Zona Cesarini is another interesting beer from Toccalmatto brewery in Emilia-Romagna, northern Italy. Before I leave Italy, I really want to try as many as possible of Toccalmatto’s beers, as I enjoyed their B Space Invader too. They’re not consistently available on tape in Rome though I have had a few at Open Baladin and otherwise I can score bottles from my friendly neighbourhood beer shop, Gradi Plato, which currently has eight outlets around the city.
“Zona Cesarini” is apparently a football term. Reading about it now is a double challenge for me as my Italian isn’t very good and because I don’t really give un fico about football, but it refers to pulling off something remarkable to win in the very last minutes of the game. (It’s named after Renato Cesarini who played for Juventus, as well as the national squads of the land of his birth, Italy, and the land of his upbringing, Argentina.)

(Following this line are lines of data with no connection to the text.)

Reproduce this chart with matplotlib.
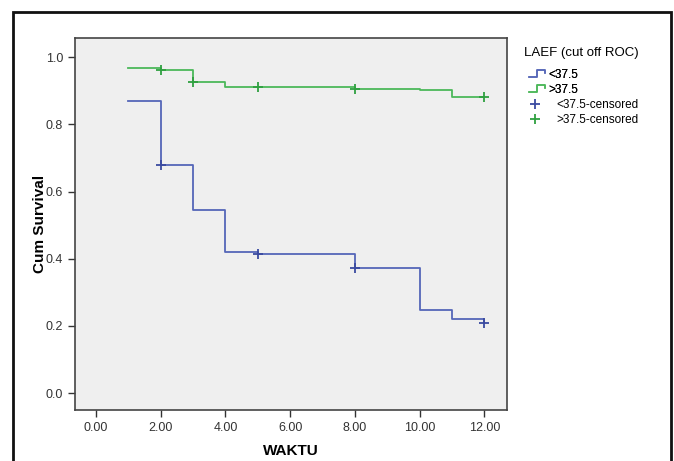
import matplotlib
matplotlib.use("Agg")
import matplotlib.pyplot as plt
from matplotlib.lines import Line2D
from matplotlib.legend_handler import HandlerBase
from matplotlib.patches import Rectangle

plt.rcParams['font.family'] = ['Liberation Sans', 'DejaVu Sans']

# Data
blue_times = [1, 2, 3, 4, 5, 8, 10, 11, 12]
blue_surv = [0.870, 0.680, 0.545, 0.420, 0.414, 0.373, 0.247, 0.221, 0.209]
blue_cens_t = [2, 5, 8, 12]
blue_cens_s = [0.680, 0.414, 0.373, 0.209]

green_times = [1, 2, 3, 4, 8, 10, 11, 12]
green_surv = [0.968, 0.963, 0.925, 0.912, 0.906, 0.902, 0.882, 0.882]
green_cens_t = [2, 3, 5, 8, 12]
green_cens_s = [0.963, 0.925, 0.912, 0.906, 0.882]

xticks = [0, 2, 4, 6, 8, 10, 12]
yticks = [0.0, 0.2, 0.4, 0.6, 0.8, 1.0]
labels = ['<37.5', '>37.5', '<37.5-censored', '>37.5-censored']
legend_title = 'LAEF (cut off ROC)'

BLUE = '#5566b8'
GREEN = '#4cb85a'

W, H = 674, 461
fig = plt.figure(figsize=(W/100, H/100), dpi=100)
ax = fig.add_axes([75/W, 1-410/H, (507-75)/W, (410-38)/H])
ax.set_facecolor('#efefef')

l1, = ax.step(blue_times, blue_surv, where='post', color=BLUE, lw=1.3)
l2, = ax.step(green_times, green_surv, where='post', color=GREEN, lw=1.3)
c1, = ax.plot(blue_cens_t, blue_cens_s, ls='none', marker='+', ms=7, mew=1.3, color='#3a4aa0')
c2, = ax.plot(green_cens_t, green_cens_s, ls='none', marker='+', ms=7, mew=1.3, color='#2fa040')

ax.set_xlim(-0.65, 12.7)
ax.set_ylim(-0.05, 1.057)
ax.set_xticks(xticks)
ax.set_xticklabels([f'{v:.2f}' for v in xticks])
ax.set_yticks(yticks)
ax.set_yticklabels([f'{v:.1f}' for v in yticks])
ax.tick_params(axis='both', direction='out', length=5, width=1, color='#333333',
               labelsize=9, labelcolor='#333333')
for s in ax.spines.values():
    s.set_color('#444444')
    s.set_linewidth(1.2)

ax.set_xlabel('WAKTU', fontsize=11, fontweight='bold')
ax.set_ylabel('Cum Survival', fontsize=11, fontweight='bold')
ax.xaxis.set_label_coords(0.5, (410-444)/372)
ax.yaxis.set_label_coords((46.5-75)/432, 0.5)


class HandlerStep(HandlerBase):
    def create_artists(self, legend, orig_handle, xdescent, ydescent, width, height, fontsize, trans):
        x0 = -xdescent + 0.2*width
        w = 0.75*width
        y0 = -ydescent
        xs = [x0, x0 + 0.5*w, x0 + 0.5*w, x0 + w, x0 + w]
        ys = [y0 + 0.1*height, y0 + 0.1*height, y0 + 0.95*height, y0 + 0.95*height, y0 + 0.55*height]
        ln = Line2D(xs, ys, color=orig_handle.get_color(), lw=1.1, transform=trans)
        return [ln]


fig.text(524/W, 1-53/H, legend_title, fontsize=9.5, ha='left', va='center')

leg1 = fig.legend([l1, l2], labels[:2], loc='upper left',
                  bbox_to_anchor=(519/W, 1-63/H), frameon=False, borderpad=0,
                  fontsize=8.5, handlelength=1.78, handletextpad=0.2, labelspacing=0.25,
                  handler_map={l1: HandlerStep(), l2: HandlerStep()})
fig.add_artist(leg1)

leg2 = fig.legend([c1, c2], labels[2:], loc='upper left',
                  bbox_to_anchor=(518/W, 1-93/H), frameon=False, borderpad=0,
                  fontsize=8.5, handlelength=1.86, handletextpad=0.93, labelspacing=0.25)

fig.patches.append(Rectangle((13/W, -0.1), (671-13)/W, 1.1 - 12/H,
                             transform=fig.transFigure, fill=False, edgecolor='#111111', lw=2))

fig.savefig('out.png', dpi=100)
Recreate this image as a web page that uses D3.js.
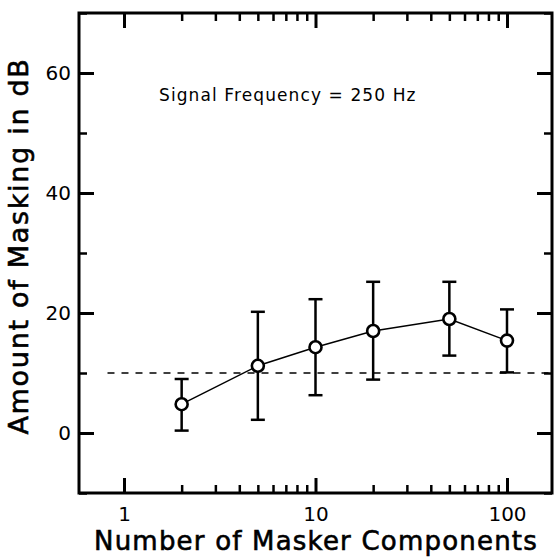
<!DOCTYPE html>
<meta charset="utf-8" />
<head>
  <script src="https://cdn.jsdelivr.net/npm/d3@7/dist/d3.min.js"></script>
  <title>Masking vs number of components</title>
  <style>
    body {
      margin: 0;
      background: #fff;
    }
    svg text {
      font-family: "DejaVu Sans", sans-serif;
      fill: #000;
    }
    .title {
      stroke: #000;
      stroke-width: 0.6px;
    }
    .axis path {
      display: none;
    }
    .axis line {
      stroke: #000;
    }
  </style>
</head>
<body>
  <svg id="chart" width="554" height="559"></svg>
</body>

<script>
  // number of masker components and masking (dB)
  const components = [2, 5, 10, 20, 50, 100];
  const masking = [4.8, 11.2, 14.3, 17.0, 19.0, 15.4];
  const upperBar = [9.0, 20.2, 22.3, 25.2, 25.2, 20.6];
  const lowerBar = [0.4, 2.2, 6.3, 8.9, 12.9, 10.1];

  // dashed reference level
  const refX = [0.82, 172];
  const refY = [10, 10];

  const xMajor = [1, 10, 100];
  const xMinor = [2, 3, 4, 5, 6, 7, 8, 9, 20, 30, 40, 50, 60, 70, 80, 90];
  const yMajor = [0, 20, 40, 60];
  const yMinor = [-10, 10, 30, 50, 70];

  const svg = d3.select("#chart");
  const margin = { top: 13, right: 2, bottom: 66, left: 79 },
    width = +svg.attr("width") - margin.left - margin.right,
    height = +svg.attr("height") - margin.top - margin.bottom;

  const x = d3
    .scaleLog()
    .domain([Math.pow(10, -0.235), Math.pow(10, 2.235)])
    .range([margin.left, margin.left + width]);

  const y = d3
    .scaleLinear()
    .domain([-10, 70])
    .range([margin.top + height, margin.top]);

  const plotTop = margin.top,
    plotBottom = margin.top + height,
    plotLeft = margin.left,
    plotRight = margin.left + width;

  const majorLen = 15,
    minorLen = 8;

  // bottom axis, ticks pointing in
  svg
    .append("g")
    .attr("class", "axis")
    .attr("transform", `translate(0,${plotBottom})`)
    .call(d3.axisBottom(x).tickValues(xMinor).tickSize(-minorLen).tickFormat(""))
    .selectAll("line")
    .attr("stroke-width", 2.5);

  const xAx = svg
    .append("g")
    .attr("class", "axis")
    .attr("transform", `translate(0,${plotBottom})`)
    .call(
      d3
        .axisBottom(x)
        .tickValues(xMajor)
        .tickSize(-majorLen)
        .tickPadding(14)
        .tickFormat(d3.format("d"))
    );
  xAx.selectAll("line").attr("stroke-width", 3);
  xAx.selectAll("text").style("font-size", "20px");

  // top axis, mirrored ticks
  svg
    .append("g")
    .attr("class", "axis")
    .attr("transform", `translate(0,${plotTop})`)
    .call(d3.axisTop(x).tickValues(xMinor).tickSize(-minorLen).tickFormat(""))
    .selectAll("line")
    .attr("stroke-width", 2.5);
  svg
    .append("g")
    .attr("class", "axis")
    .attr("transform", `translate(0,${plotTop})`)
    .call(d3.axisTop(x).tickValues(xMajor).tickSize(-majorLen).tickFormat(""))
    .selectAll("line")
    .attr("stroke-width", 3);

  // left axis
  svg
    .append("g")
    .attr("class", "axis")
    .attr("transform", `translate(${plotLeft},0)`)
    .call(d3.axisLeft(y).tickValues(yMinor).tickSize(-minorLen).tickFormat(""))
    .selectAll("line")
    .attr("stroke-width", 2.5);

  const yAx = svg
    .append("g")
    .attr("class", "axis")
    .attr("transform", `translate(${plotLeft},0)`)
    .call(d3.axisLeft(y).tickValues(yMajor).tickSize(-majorLen).tickPadding(8));
  yAx.selectAll("line").attr("stroke-width", 3);
  yAx.selectAll("text").style("font-size", "20px");

  // right axis
  svg
    .append("g")
    .attr("class", "axis")
    .attr("transform", `translate(${plotRight},0)`)
    .call(d3.axisRight(y).tickValues(yMinor).tickSize(-minorLen).tickFormat(""))
    .selectAll("line")
    .attr("stroke-width", 2.5);
  svg
    .append("g")
    .attr("class", "axis")
    .attr("transform", `translate(${plotRight},0)`)
    .call(d3.axisRight(y).tickValues(yMajor).tickSize(-majorLen).tickFormat(""))
    .selectAll("line")
    .attr("stroke-width", 3);

  // frame
  svg
    .append("rect")
    .attr("x", plotLeft)
    .attr("y", plotTop)
    .attr("width", width)
    .attr("height", height)
    .attr("fill", "none")
    .attr("stroke", "#000")
    .attr("stroke-width", 3);

  // dashed reference line
  svg
    .append("line")
    .attr("x1", x(refX[0]))
    .attr("x2", x(refX[1]))
    .attr("y1", y(refY[0]))
    .attr("y2", y(refY[1]))
    .attr("stroke", "#000")
    .attr("stroke-width", 1.3)
    .attr("stroke-dasharray", "7,7");

  const data = components.map((c, i) => ({
    n: c,
    v: masking[i],
    hi: upperBar[i],
    lo: lowerBar[i],
  }));

  // error bars
  const bars = svg.append("g").attr("stroke", "#000").attr("stroke-width", 2.5);
  bars
    .selectAll(".stem")
    .data(data)
    .enter()
    .append("line")
    .attr("x1", (d) => x(d.n))
    .attr("x2", (d) => x(d.n))
    .attr("y1", (d) => y(d.hi))
    .attr("y2", (d) => y(d.lo));
  bars
    .selectAll(".capHi")
    .data(data)
    .enter()
    .append("line")
    .attr("x1", (d) => x(d.n) - 7)
    .attr("x2", (d) => x(d.n) + 7)
    .attr("y1", (d) => y(d.hi))
    .attr("y2", (d) => y(d.hi));
  bars
    .selectAll(".capLo")
    .data(data)
    .enter()
    .append("line")
    .attr("x1", (d) => x(d.n) - 7)
    .attr("x2", (d) => x(d.n) + 7)
    .attr("y1", (d) => y(d.lo))
    .attr("y2", (d) => y(d.lo));

  const line = d3
    .line()
    .x((d) => x(d.n))
    .y((d) => y(d.v));

  svg
    .append("path")
    .attr("fill", "none")
    .attr("stroke", "#000")
    .attr("stroke-width", 1.5)
    .attr("d", line(data));

  svg
    .selectAll(".pt")
    .data(data)
    .enter()
    .append("circle")
    .attr("cx", (d) => x(d.n))
    .attr("cy", (d) => y(d.v))
    .attr("r", 6)
    .attr("fill", "#fff")
    .attr("stroke", "#000")
    .attr("stroke-width", 2.6);

  // texts
  svg
    .append("text")
    .attr("x", 159)
    .attr("y", 101)
    .style("font-size", "17px")
    .style("letter-spacing", "1.1px")
    .text("Signal Frequency = 250 Hz");

  svg
    .append("text")
    .attr("class", "title")
    .attr("x", 316)
    .attr("y", 550)
    .attr("text-anchor", "middle")
    .style("font-size", "26px")
    .style("letter-spacing", "1.2px")
    .text("Number of Masker Components");

  svg
    .append("text")
    .attr("class", "title")
    .attr("transform", "translate(28,246) rotate(-90)")
    .attr("text-anchor", "middle")
    .style("font-size", "27px")
    .style("letter-spacing", "1.7px")
    .text("Amount of Masking in dB");
</script>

Quite why a “Pacific India Pale Ale” that’s made with Japanese and New Zealand hops – the site says “Pacific Gem, Sorachi Ace, etc” – and features a label of potentially dubious political correctness, is named after a football term I don’t know. All I can say is that it’s a decent drink.
I found the aroma to feature notes of hay, or even silage, and elderflower. When I asked Fran what she thought, she said “turps?” I don’t think she meant it in a negative sense as such: real turpentine, after all, is derived from tree resin, notably from pines.
Its medium head dissolved fast and the taste was fruity and sharp, tending to sour. I liked this sourness, which was grapefruity. The other fruit I got was apricot. Fran didn’t contribute any further botanical-chemical comments.
The body is medium to light, the carbonation medium. Strength-wise, it’s another heavyweight (by UK standards) at 6.6% ABV, but the use of the hops here is more subtle than in the last strong Italian craft beer I drank.
According to Evan at the Ruling Glass, the Japanese Sorachi Ace hops are “known for having a fairly intense lemony flavor/aroma, along with herbal notes, lemongrass, lemon verbena, dill, cilantro [coriander], and tea. It can also provide a slight buttery taste that some people find problematic.” While according to Beer Legends, Pacific Gem “is known for having tones of oak and woody offsets.”
I didn’t get any of that here though. Indeed, if I had, it probably would have been a bit much, muddling the experience of an otherwise balanced beer, that even manages to play down its strength with a surprising mellowness.